This briefing highlights the key legal issues a business needs to consider when recruiting a new employee.
- Make sure all staff involved in the recruitment process have had equal opportunities training (and they continue to receive it while working for the business).
- Draw-up the following documents:
- a job description which sets out the title and main purpose of the job, the place of the job holder within the business and the main tasks or responsibilities of the post.
- a person specification which details the experience, know-how and qualifications, skills and abilities necessary for the job in question. The requirements can be split between those that are “essential” for the job and those that are merely “desirable”.
- Ensure that none of the requirements in either document discriminates against any groups of employees. In particular, consider whether any requirements for specific qualifications, working hours or times, travel, age ranges or dress are necessary for the job in question.
- Consider whether the job needs to be full-time or whether it is open to part-time, home working, flexible working or job sharing. If a business specifies that the job is full-time, it may need to be able to justify its decision.
- Decide whether the job should be advertised internally, externally or both.

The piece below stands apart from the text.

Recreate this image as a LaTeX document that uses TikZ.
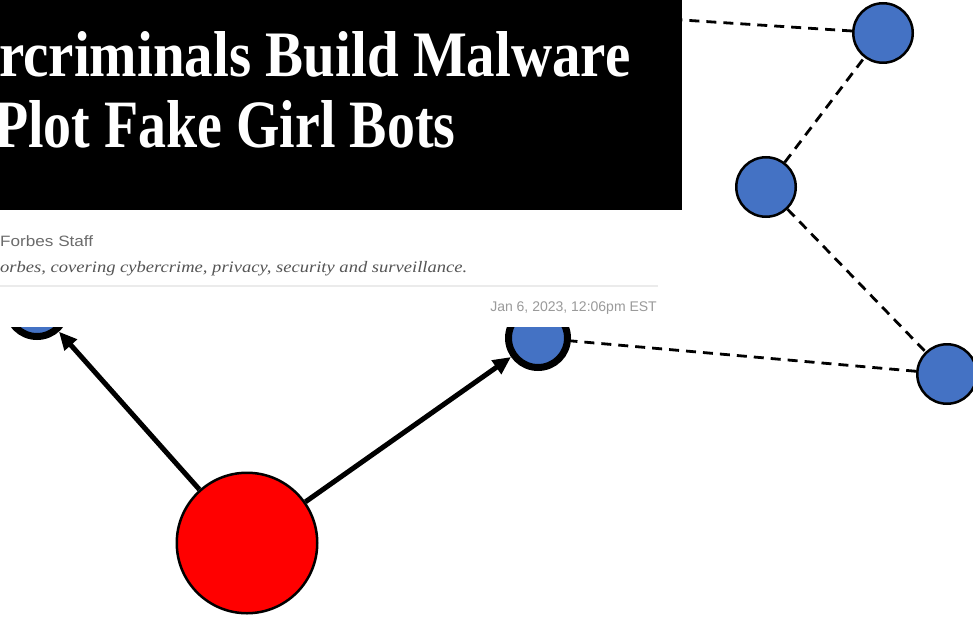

- Consider using specialist publications, websites and agencies to target different communities, ages and sexes.
- Think carefully when writing the advert. Protection from discrimination because of a protected characteristic (age, disability, gender reassignment, marriage and civil partnership, pregnancy and maternity, race religion or belief, sex or sexual orientation) covers all areas of employment, including job adverts. For example, avoid using language that might imply only someone of a certain age would be suitable (for example, “mature”, “experienced” or “young”).
- Ensure any employees absent from work (including women on maternity leave or those on long-term sick leave) are informed of the vacancy to enable them to apply. Failure to do so could amount to discrimination.
- Use a standard application form to enable individual applicants’ answers to be directly compared against the selection criteria more easily and help avoid potential unlawful discrimination claims.
- Draw up a shortlist using the same criteria used in the job description and person specification. Every applicant should be marked against the same criteria to help avoid any potential unlawful discrimination claims.
- If a business is making redundancies, it must consider applications for suitable vacancies from employees selected for redundancy ahead of external applicants. Women selected for redundancy while on maternity leave are entitled to be offered a suitable alternative vacancy (where one is available) in priority to other potentially redundant employees.
Pre-employment health questions
- In most cases, a business is prohibited from asking potential recruits questions about their health (for example, businesses should avoid asking questions about an applicant’s sickness absence record).
- However, there are some circumstances where a business is entitled to ask health-related questions. For example, asking an applicant for a job in a warehouse whether they have any health problems that may prevent them from lifting or handling heavy items. Businesses can also check whether an applicant has any special requirements it needs to take into account when making the arrangements for interview, such as wheelchair access.
- Think when and where the interview should take place. For example:
- check whether the interview venue has access for disabled candidates;
- holding an interview during a religious holiday could discriminate against applicants from that particular religion; or
- candidates with children may require the interview to be conducted at a particular time.
- Ideally, all shortlisted candidates should be asked the same or similar questions to allow answers to be compared and to avoid the possibility of a discrimination claim.
- Avoid asking questions about a candidate’s personal life unless they are directly relevant to the requirements of the job (for example, it is unacceptable to ask a female candidate whether she plans to have children).
- Keep a paper trail throughout the process to demonstrate how the business reached its decision to select the successful candidate. This should include:
- selection criteria;
- notes on the short listing process;
- interview questions;
- notes of panellists’ assessments of the interviewees.
- It is good practice to provide feedback to unsuccessful candidates if it is requested. A failure to do so could indicate that a decision was based on discriminatory grounds.
- Make a written offer to the successful candidate. Consider whether to set a time limit for acceptance and specify that acceptance should be in writing.
- A business can make the offer conditional on a range of criteria, provided they are not discriminatory. For example:
- providing satisfactory references; or
- confirmation that the employee is free to work in the UK or has an appropriate work permit or immigration approval to work.
- Before making a job offer, ensure the applicant confirms they are not bound by any restrictive covenants from their previous job; otherwise the business could be sued by their former employer. Restrictive covenants are used in employment contracts to protect an employer’s business by restricting the activities of an employee, generally after employment has ended.
- Consider whether the contract should be permanent or for a fixed term. If a business decides that a fixed-term contract is appropriate, it may need to justify why it reached that decision.
- Remember that an employee on a fixed-term or part-time contract should not be treated any less favourably than a permanent employee (for example, they should be allowed access to a company bonus scheme or instead receive an equivalent benefit).
- A probationary period can be included in the contract. This will enable the business to assess the employee and vice versa. It also gives it the flexibility to dismiss someone using a shorter notice period of at least one week.
- Probationary periods typically last between three to six months and can be extended with the consent of the employee at the end of the term (for example, if the employee was sick and the business was unable to adequately assess their performance, it may want to extend the period).